** Start **

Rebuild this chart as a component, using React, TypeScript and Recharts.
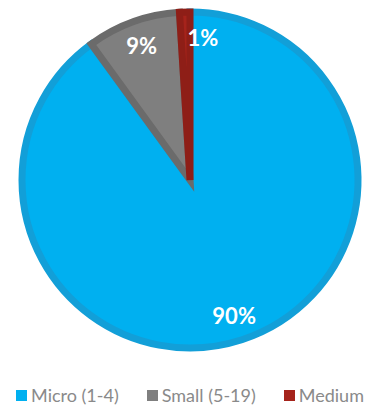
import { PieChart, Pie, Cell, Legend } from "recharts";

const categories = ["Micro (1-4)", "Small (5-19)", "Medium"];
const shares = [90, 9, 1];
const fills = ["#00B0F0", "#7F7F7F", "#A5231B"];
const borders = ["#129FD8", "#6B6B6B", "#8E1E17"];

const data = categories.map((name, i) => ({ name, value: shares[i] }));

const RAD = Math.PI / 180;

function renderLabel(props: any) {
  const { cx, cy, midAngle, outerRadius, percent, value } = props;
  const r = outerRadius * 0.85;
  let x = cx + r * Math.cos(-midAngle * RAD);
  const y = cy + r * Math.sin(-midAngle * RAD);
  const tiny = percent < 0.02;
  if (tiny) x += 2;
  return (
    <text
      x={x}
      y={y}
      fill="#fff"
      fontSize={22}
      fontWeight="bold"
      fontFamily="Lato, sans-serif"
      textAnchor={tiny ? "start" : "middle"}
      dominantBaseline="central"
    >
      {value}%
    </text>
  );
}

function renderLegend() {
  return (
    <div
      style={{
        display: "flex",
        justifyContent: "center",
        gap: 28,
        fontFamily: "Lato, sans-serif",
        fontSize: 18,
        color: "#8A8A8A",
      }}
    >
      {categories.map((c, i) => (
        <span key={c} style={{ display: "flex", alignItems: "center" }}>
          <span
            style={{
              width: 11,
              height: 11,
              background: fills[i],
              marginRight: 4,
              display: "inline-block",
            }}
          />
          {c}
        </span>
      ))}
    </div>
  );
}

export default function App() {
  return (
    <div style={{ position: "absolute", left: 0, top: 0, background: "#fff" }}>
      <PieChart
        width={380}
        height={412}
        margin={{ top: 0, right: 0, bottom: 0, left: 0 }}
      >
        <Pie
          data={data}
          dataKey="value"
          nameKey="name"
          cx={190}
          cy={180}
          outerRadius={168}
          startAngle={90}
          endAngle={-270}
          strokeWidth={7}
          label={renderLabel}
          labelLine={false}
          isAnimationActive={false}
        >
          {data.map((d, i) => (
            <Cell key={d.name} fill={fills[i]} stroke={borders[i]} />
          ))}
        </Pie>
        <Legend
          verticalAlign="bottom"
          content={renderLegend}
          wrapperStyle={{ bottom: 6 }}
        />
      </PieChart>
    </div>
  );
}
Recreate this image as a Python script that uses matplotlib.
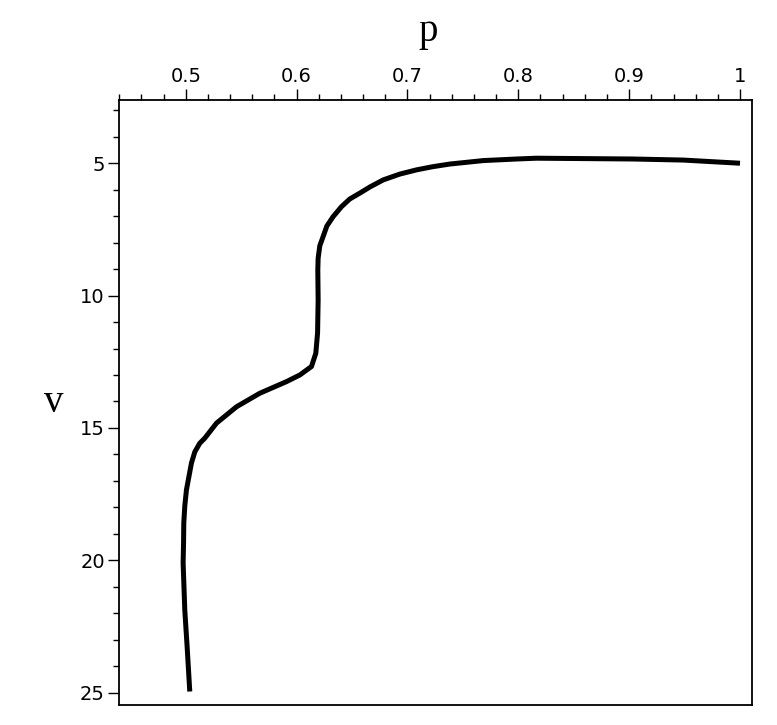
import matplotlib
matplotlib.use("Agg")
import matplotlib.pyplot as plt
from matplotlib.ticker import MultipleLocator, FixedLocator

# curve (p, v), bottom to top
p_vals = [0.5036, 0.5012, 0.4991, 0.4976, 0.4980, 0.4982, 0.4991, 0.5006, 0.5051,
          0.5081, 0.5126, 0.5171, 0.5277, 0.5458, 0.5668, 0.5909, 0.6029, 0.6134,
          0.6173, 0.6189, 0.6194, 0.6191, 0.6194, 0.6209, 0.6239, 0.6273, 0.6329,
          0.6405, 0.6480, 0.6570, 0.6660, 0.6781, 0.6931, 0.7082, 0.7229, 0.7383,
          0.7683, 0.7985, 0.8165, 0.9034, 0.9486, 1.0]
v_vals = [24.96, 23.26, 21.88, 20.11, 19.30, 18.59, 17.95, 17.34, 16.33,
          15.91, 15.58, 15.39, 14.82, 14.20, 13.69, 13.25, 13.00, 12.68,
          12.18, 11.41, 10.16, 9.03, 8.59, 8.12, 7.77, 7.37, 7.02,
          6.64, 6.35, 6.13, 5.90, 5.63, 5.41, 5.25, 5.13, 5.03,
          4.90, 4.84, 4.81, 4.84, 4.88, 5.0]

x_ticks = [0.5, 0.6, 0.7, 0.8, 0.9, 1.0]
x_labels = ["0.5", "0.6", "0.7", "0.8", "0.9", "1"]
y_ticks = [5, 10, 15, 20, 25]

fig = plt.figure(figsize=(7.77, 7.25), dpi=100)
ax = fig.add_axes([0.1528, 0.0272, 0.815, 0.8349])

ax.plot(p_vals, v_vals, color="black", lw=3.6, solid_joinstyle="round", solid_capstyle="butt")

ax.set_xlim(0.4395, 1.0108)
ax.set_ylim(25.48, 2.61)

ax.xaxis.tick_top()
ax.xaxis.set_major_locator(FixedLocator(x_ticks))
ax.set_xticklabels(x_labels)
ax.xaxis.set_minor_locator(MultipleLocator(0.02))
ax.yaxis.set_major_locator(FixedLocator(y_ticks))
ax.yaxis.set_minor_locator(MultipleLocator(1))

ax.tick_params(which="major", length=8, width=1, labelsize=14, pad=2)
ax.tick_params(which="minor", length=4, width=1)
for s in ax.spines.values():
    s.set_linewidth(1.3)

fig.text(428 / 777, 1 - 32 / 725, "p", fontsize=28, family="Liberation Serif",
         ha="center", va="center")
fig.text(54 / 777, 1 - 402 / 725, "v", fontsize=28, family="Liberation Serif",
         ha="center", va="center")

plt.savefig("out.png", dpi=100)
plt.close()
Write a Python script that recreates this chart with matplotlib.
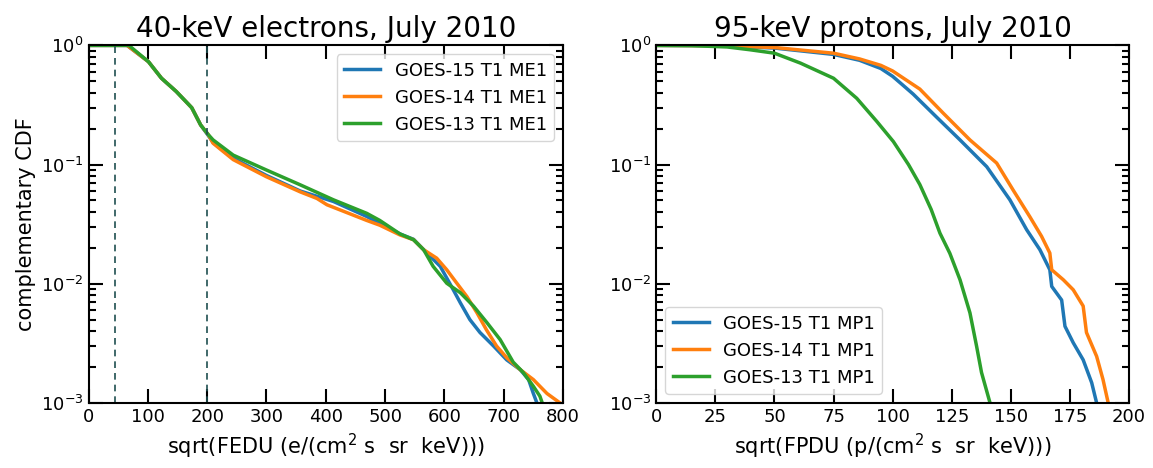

** End **

■ EXERCISE DETAILS: Go through the entries above and output them exactly, without pictures.

■ EXPECTED OUTPUT:
Rebuild this chart as a component, using React, TypeScript and Recharts.
import { PieChart, Pie, Cell, Legend } from "recharts";

const categories = ["Micro (1-4)", "Small (5-19)", "Medium"];
const shares = [90, 9, 1];
const fills = ["#00B0F0", "#7F7F7F", "#A5231B"];
const borders = ["#129FD8", "#6B6B6B", "#8E1E17"];

const data = categories.map((name, i) => ({ name, value: shares[i] }));

const RAD = Math.PI / 180;

function renderLabel(props: any) {
  const { cx, cy, midAngle, outerRadius, percent, value } = props;
  const r = outerRadius * 0.85;
  let x = cx + r * Math.cos(-midAngle * RAD);
  const y = cy + r * Math.sin(-midAngle * RAD);
  const tiny = percent < 0.02;
  if (tiny) x += 2;
  return (
    <text
      x={x}
      y={y}
      fill="#fff"
      fontSize={22}
      fontWeight="bold"
      fontFamily="Lato, sans-serif"
      textAnchor={tiny ? "start" : "middle"}
      dominantBaseline="central"
    >
      {value}%
    </text>
  );
}

function renderLegend() {
  return (
    <div
      style={{
        display: "flex",
        justifyContent: "center",
        gap: 28,
        fontFamily: "Lato, sans-serif",
        fontSize: 18,
        color: "#8A8A8A",
      }}
    >
      {categories.map((c, i) => (
        <span key={c} style={{ display: "flex", alignItems: "center" }}>
          <span
            style={{
              width: 11,
              height: 11,
              background: fills[i],
              marginRight: 4,
              display: "inline-block",
            }}
          />
          {c}
        </span>
      ))}
    </div>
  );
}

export default function App() {
  return (
    <div style={{ position: "absolute", left: 0, top: 0, background: "#fff" }}>
      <PieChart
        width={380}
        height={412}
        margin={{ top: 0, right: 0, bottom: 0, left: 0 }}
      >
        <Pie
          data={data}
          dataKey="value"
          nameKey="name"
          cx={190}
          cy={180}
          outerRadius={168}
          startAngle={90}
          endAngle={-270}
          strokeWidth={7}
          label={renderLabel}
          labelLine={false}
          isAnimationActive={false}
        >
          {data.map((d, i) => (
            <Cell key={d.name} fill={fills[i]} stroke={borders[i]} />
          ))}
        </Pie>
        <Legend
          verticalAlign="bottom"
          content={renderLegend}
          wrapperStyle={{ bottom: 6 }}
        />
      </PieChart>
    </div>
  );
}
Recreate this image as a Python script that uses matplotlib.
import matplotlib
matplotlib.use("Agg")
import matplotlib.pyplot as plt
from matplotlib.ticker import MultipleLocator, FixedLocator

# curve (p, v), bottom to top
p_vals = [0.5036, 0.5012, 0.4991, 0.4976, 0.4980, 0.4982, 0.4991, 0.5006, 0.5051,
          0.5081, 0.5126, 0.5171, 0.5277, 0.5458, 0.5668, 0.5909, 0.6029, 0.6134,
          0.6173, 0.6189, 0.6194, 0.6191, 0.6194, 0.6209, 0.6239, 0.6273, 0.6329,
          0.6405, 0.6480, 0.6570, 0.6660, 0.6781, 0.6931, 0.7082, 0.7229, 0.7383,
          0.7683, 0.7985, 0.8165, 0.9034, 0.9486, 1.0]
v_vals = [24.96, 23.26, 21.88, 20.11, 19.30, 18.59, 17.95, 17.34, 16.33,
          15.91, 15.58, 15.39, 14.82, 14.20, 13.69, 13.25, 13.00, 12.68,
          12.18, 11.41, 10.16, 9.03, 8.59, 8.12, 7.77, 7.37, 7.02,
          6.64, 6.35, 6.13, 5.90, 5.63, 5.41, 5.25, 5.13, 5.03,
          4.90, 4.84, 4.81, 4.84, 4.88, 5.0]

x_ticks = [0.5, 0.6, 0.7, 0.8, 0.9, 1.0]
x_labels = ["0.5", "0.6", "0.7", "0.8", "0.9", "1"]
y_ticks = [5, 10, 15, 20, 25]

fig = plt.figure(figsize=(7.77, 7.25), dpi=100)
ax = fig.add_axes([0.1528, 0.0272, 0.815, 0.8349])

ax.plot(p_vals, v_vals, color="black", lw=3.6, solid_joinstyle="round", solid_capstyle="butt")

ax.set_xlim(0.4395, 1.0108)
ax.set_ylim(25.48, 2.61)

ax.xaxis.tick_top()
ax.xaxis.set_major_locator(FixedLocator(x_ticks))
ax.set_xticklabels(x_labels)
ax.xaxis.set_minor_locator(MultipleLocator(0.02))
ax.yaxis.set_major_locator(FixedLocator(y_ticks))
ax.yaxis.set_minor_locator(MultipleLocator(1))

ax.tick_params(which="major", length=8, width=1, labelsize=14, pad=2)
ax.tick_params(which="minor", length=4, width=1)
for s in ax.spines.values():
    s.set_linewidth(1.3)

fig.text(428 / 777, 1 - 32 / 725, "p", fontsize=28, family="Liberation Serif",
         ha="center", va="center")
fig.text(54 / 777, 1 - 402 / 725, "v", fontsize=28, family="Liberation Serif",
         ha="center", va="center")

plt.savefig("out.png", dpi=100)
plt.close()
Write a Python script that recreates this chart with matplotlib.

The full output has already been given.